British Prime Minister Tony Blair now identifies climate change as "the single most important issue we face as a global community." The main cause of climate change is the production of carbon dioxide. The fastest-growing source of carbon dioxide in Britain is transport; its emissions increased by 50% between 1990 and 2002. Flying accounts for most of this, but another reason is that the market for large sport utility vehicles more than doubled in this period. Every year, 150,000 British people now buy one of these monsters, mostly to drive around the cities.
Officially, the biggest SUVs can manage 12 or 13 miles to the gallon in urban areas. Unofficially, U.S. journalists found that the Ford Excursion was doing 3.7. Switching from an average car to a big SUV, the Sierra Club calculates, uses as much extra energy in 12 months as leaving your television on for 28 years.
Arguably, the war with Iraq was a war for 4x4s. As the former environment minister Michael Meacher pointed out in the Guardian recently, the U.S. could do without its oil imports from the Persian Gulf if the fuel efficiency of its cars improved by an average of 2.7 miles per gallon. Special tax breaks make 4x4s effectively free to American businesses, with the result that they now comprise 46% of the private fleet. Abandoning those tax breaks would remove a major incentive for war.

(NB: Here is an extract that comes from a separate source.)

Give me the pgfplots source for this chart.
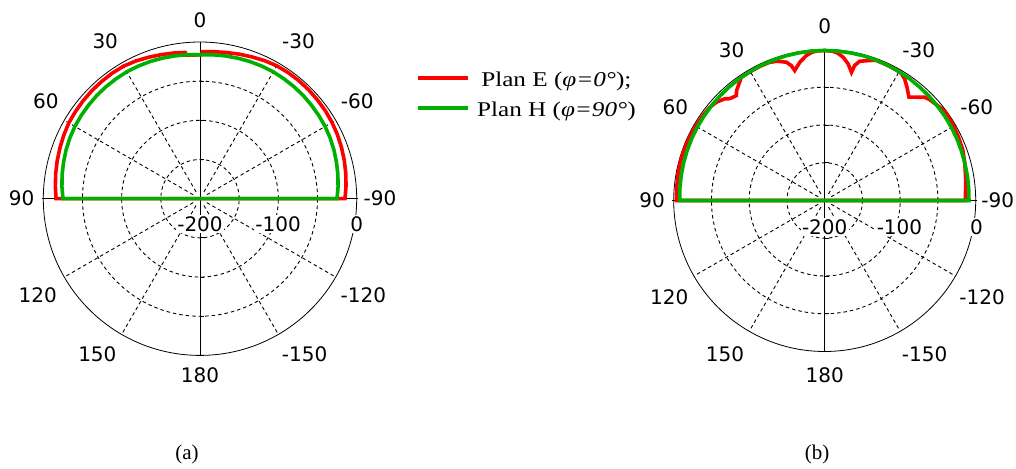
\documentclass[border=0pt]{standalone}
\usepackage{fontspec}
\setmainfont{Liberation Serif}
\newfontfamily\legfont[FakeStretch=1.2]{Liberation Serif}
\newfontfamily\tickfont{DejaVu Sans}
\usepackage{pgfplots}
\usepackage{pgfplotstable}
\pgfplotsset{compat=1.18}
\usepgfplotslibrary{polar}
\definecolor{pred}{RGB}{255,0,0}
\definecolor{pgreen}{RGB}{0,176,0}
\newcommand\tf{\tickfont\fontsize{20}{24}\selectfont}

% (a) values: angle (deg, 0 = top, positive = counter-clockwise), level (dB)
\pgfplotstableread{
a v
-90 -200
-90 -14.9
-85 -12.9
-80 -11.1
-75 -9.4
-70 -7.9
-65 -6.5
-60 -5.4
-55 -4.6
-50 -4.1
-45 -3.7
-40 -3.5
-35 -3.6
-30 -4.1
-25 -5.5
-20 -7.3
-15 -8.9
-10 -10.5
-5 -11.6
-1 -12.4
-0.5 -16.2
5.3 -16.2
5.8 -12.4
10 -11.1
15 -9.6
20 -7.9
25 -6.1
30 -4.7
35 -4.5
40 -4.7
45 -4.9
50 -5.4
55 -6.0
60 -6.6
65 -8.2
70 -9.8
75 -11.4
80 -13.0
85 -14.7
90 -16.2
90 -200
}\redA
\pgfplotstableread{
a v
-90 -200
-90 -25.1
-85 -23.1
-80 -21.3
-75 -19.7
-70 -18.1
-65 -16.7
-60 -15.6
-55 -14.9
-50 -14.3
-45 -13.7
-40 -13.4
-35 -13.2
-30 -13.0
-25 -13.3
-20 -13.7
-15 -14.3
-10 -14.9
-5 -15.6
0 -16.2
5 -15.6
10 -14.9
15 -14.3
20 -13.7
25 -13.3
30 -13.0
35 -13.2
40 -13.4
45 -13.7
50 -14.3
55 -14.9
60 -15.6
65 -16.7
70 -18.1
75 -19.7
80 -21.3
85 -23.1
90 -25.1
90 -200
}\greenA
% (b)
\pgfplotstableread{
a v
-90 -200
-90 -13.6
-87 -13.3
-85 -12.6
-80 -10.6
-75 -7.9
-70 -5.3
-65 -4.0
-60 -2.7
-54.5 -2.1
-52 -2.9
-50 -4.6
-48 -6.0
-46 -7.3
-44 -9.8
-42 -15.9
-40 -21.3
-39.2 -23.4
-36 -14.6
-33.3 -7.2
-31 -3.3
-28 -2.7
-24 -2.4
-20 -2.3
-17.8 -5.3
-14.1 -9.8
-12.5 -16.8
-11.8 -26.5
-9.7 -16.3
-7.3 -8.6
-5 -4.0
-3 -2.0
0 -1.3
3 -1.6
5 -3.0
7.2 -6.4
10.2 -13.9
13 -23.3
13.9 -15.9
15.5 -9.9
19 -4.8
22 -2.9
26 -2.7
30 -2.9
34 -2.9
36.5 -8.6
38.7 -13.4
40.1 -18.3
43 -15.6
44.5 -11.1
47.8 -6.2
51 -4.0
55 -3.3
60 -2.7
65 -2.3
70 -2.0
75 -2.1
80 -2.7
85 -3.2
88 -3.6
90 -3.6
90 -200
}\redB
\pgfplotstableread{
a v
-90 -200
-90 -8.9
-85 -8.6
-80 -8.2
-75 -7.9
-70 -7.4
-65 -6.8
-60 -6.2
-55 -5.7
-50 -5.2
-45 -4.6
-40 -4.1
-35 -3.4
-30 -2.9
-25 -2.4
-20 -2.0
-15 -1.6
-10 -1.5
-5 -1.3
0 -1.3
5 -1.3
10 -1.5
15 -1.6
20 -1.9
25 -2.3
30 -2.7
35 -3.0
40 -3.4
45 -4.0
50 -4.4
55 -4.9
60 -5.3
65 -5.7
70 -6.2
75 -6.6
80 -7.0
85 -7.5
90 -7.9
90 -200
}\greenB

\tikzset{gridst/.style={black, line width=0.9pt, dash pattern=on 3.5pt off 3pt}}
\pgfplotsset{
  pstyle/.style={
    scale only axis,
    xmin=0, xmax=360, ymin=0, ymax=200,
    xtick={0,30,...,330}, ytick={50,100,150},
    xticklabels={}, yticklabels={},
    xmajorgrids=false, ymajorgrids=true,
    major grid style={gridst},
    axis line style={black, line width=0.8pt},
    tick style={draw=none},
    clip=false,
  },
  redp/.style={draw=pred, line width=3.6pt, no markers},
  greenp/.style={draw=pgreen, line width=3.6pt, no markers},
}

\begin{document}
\begin{tikzpicture}[x=1pt,y=1pt]
\useasboundingbox (0,0) rectangle (1016,468);

% ---------------- (a) ----------------
\begin{polaraxis}[pstyle,
  at={(200pt,269.3pt)}, anchor=center,
  width=313.4pt, height=313.4pt,
  legend style={draw=none, fill=none, at={(1.19,0.917)}, anchor=north west,
    inner sep=0pt, outer sep=0pt,
    font=\legfont\fontsize{21}{25}\selectfont, row sep=10pt,
    nodes={inner sep=0pt, text height=18pt, text depth=2pt}},
  legend cell align=center,
  legend image code/.code={\draw[#1, line width=4pt] (0pt,0pt) -- (50pt,0pt); \path (57pt,0pt);},
]
\pgfplotsinvokeforeach{0,30,60,120,150,180,210,240,300,330}{
  \draw[gridst] (axis cs:#1,10) -- (axis cs:#1,200);
}
\draw[black, line width=0.8pt] (axis cs:90,200) -- (axis cs:270,200);
\draw[black, line width=0.8pt] (axis cs:0,202) -- (axis cs:180,202);
\pgfplotsinvokeforeach{50,100,150}{
  \draw[black, line width=0.8pt] (axis cs:90,#1) -- ++(4pt,0pt);
  \draw[black, line width=0.8pt] (axis cs:270,#1) -- ++(4pt,0pt);
}
\addplot[redp] table[x expr=\thisrow{a}+90, y expr=\thisrow{v}+200] {\redA};
\addlegendentry{Plan E (\textit{φ=0°});}
\addplot[greenp] table[x expr=\thisrow{a}+90, y expr=\thisrow{v}+200] {\greenA};
\addlegendentry{Plan H (\textit{φ=90°})}
\node[font=\tf] at (axis cs:90,227.8) {0};
\node[font=\tf] at (axis cs:121,234.8) {30};
\node[font=\tf] at (axis cs:147.7,232.9) {60};
\node[font=\tf] at (axis cs:180,227.6) {90};
\node[font=\tf] at (axis cs:210.8,241.2) {120};
\node[font=\tf] at (axis cs:236.5,237.4) {150};
\node[font=\tf] at (axis cs:270,225.9) {180};
\node[font=\tf] at (axis cs:304,238.7) {-150};
\node[font=\tf] at (axis cs:329.3,242.5) {-120};
\node[font=\tf] at (axis cs:0,229.7) {-90};
\node[font=\tf] at (axis cs:31.8,236.1) {-60};
\node[font=\tf] at (axis cs:58,237.4) {-30};
\node[font=\tf, fill=white, inner sep=1.5pt, yshift=-25.3pt] at (axis cs:0,0) {-200};
\node[font=\tf, fill=white, inner sep=1.5pt, yshift=-25.3pt] at (axis cs:0,99.6) {-100};
\node[font=\tf, fill=white, inner sep=1.5pt, yshift=-25.3pt] at (axis cs:0,200) {0};
\end{polaraxis}

% ---------------- (b) ----------------
\begin{polaraxis}[pstyle,
  at={(824.7pt,267.5pt)}, anchor=center,
  width=302pt, height=302pt,
]
\pgfplotsinvokeforeach{0,30,60,120,150,180,210,240,300,330}{
  \draw[gridst] (axis cs:#1,10) -- (axis cs:#1,200);
}
\draw[black, line width=0.8pt] (axis cs:90,200) -- (axis cs:270,200);
\draw[black, line width=0.8pt] (axis cs:0,202) -- (axis cs:180,202);
\pgfplotsinvokeforeach{50,100,150}{
  \draw[black, line width=0.8pt] (axis cs:90,#1) -- ++(4pt,0pt);
  \draw[black, line width=0.8pt] (axis cs:270,#1) -- ++(4pt,0pt);
}
\addplot[redp] table[x expr=\thisrow{a}+90, y expr=\thisrow{v}+200] {\redB};
\addplot[greenp] table[x expr=\thisrow{a}+90, y expr=\thisrow{v}+200] {\greenB};
\node[font=\tf] at (axis cs:90,231.1) {0};
\node[font=\tf] at (axis cs:121.7,234.4) {30};
\node[font=\tf] at (axis cs:148,233.1) {60};
\node[font=\tf] at (axis cs:180,228.5) {90};
\node[font=\tf] at (axis cs:211.8,242.4) {120};
\node[font=\tf] at (axis cs:237,242.4) {150};
\node[font=\tf] at (axis cs:270,231.8) {180};
\node[font=\tf] at (axis cs:303.1,242.4) {-150};
\node[font=\tf] at (axis cs:328.5,244.6) {-120};
\node[font=\tf] at (axis cs:0,229.1) {-90};
\node[font=\tf] at (axis cs:31.6,236.4) {-60};
\node[font=\tf] at (axis cs:58,235) {-30};
\node[font=\tf, fill=white, inner sep=1.5pt, yshift=-26.5pt] at (axis cs:0,0) {-200};
\node[font=\tf, fill=white, inner sep=1.5pt, yshift=-26.5pt] at (axis cs:0,99) {-100};
\node[font=\tf, fill=white, inner sep=1.5pt, yshift=-26.5pt] at (axis cs:0,201) {0};
\end{polaraxis}

\node[font=\fontsize{21}{25}\selectfont] at (187,14) {(a)};
\node[font=\fontsize{21}{25}\selectfont] at (817,14) {(b)};
\end{tikzpicture}
\end{document}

Our fashion accessories, then, are mowing down the people of Iraq, Bangladesh and the Sahel. They are also slaughtering our own. Because SUVs are higher and heavier, the occupants of a vehicle hit by one are 27 times more likely to be killed (according to the U.S. Insurance Institute for Highway Safety) than the occupants of a vehicle hit by a normal car. For the same reasons they kill between two and three times as many of the pedestrians and cyclists they hit as smaller cars.
Obviously, therefore, since Blair now cares so much about global warming, the British government is about to follow the French by discouraging SUVs. I'm joking, of course.
"Industrial civilization," Mustapha Mond, the controller of Aldous Huxley's Brave New World, observed, "is only possible when there's no self-denial. Self-indulgence up to the very limits imposed by hygiene and economics. Otherwise the wheels stop turning."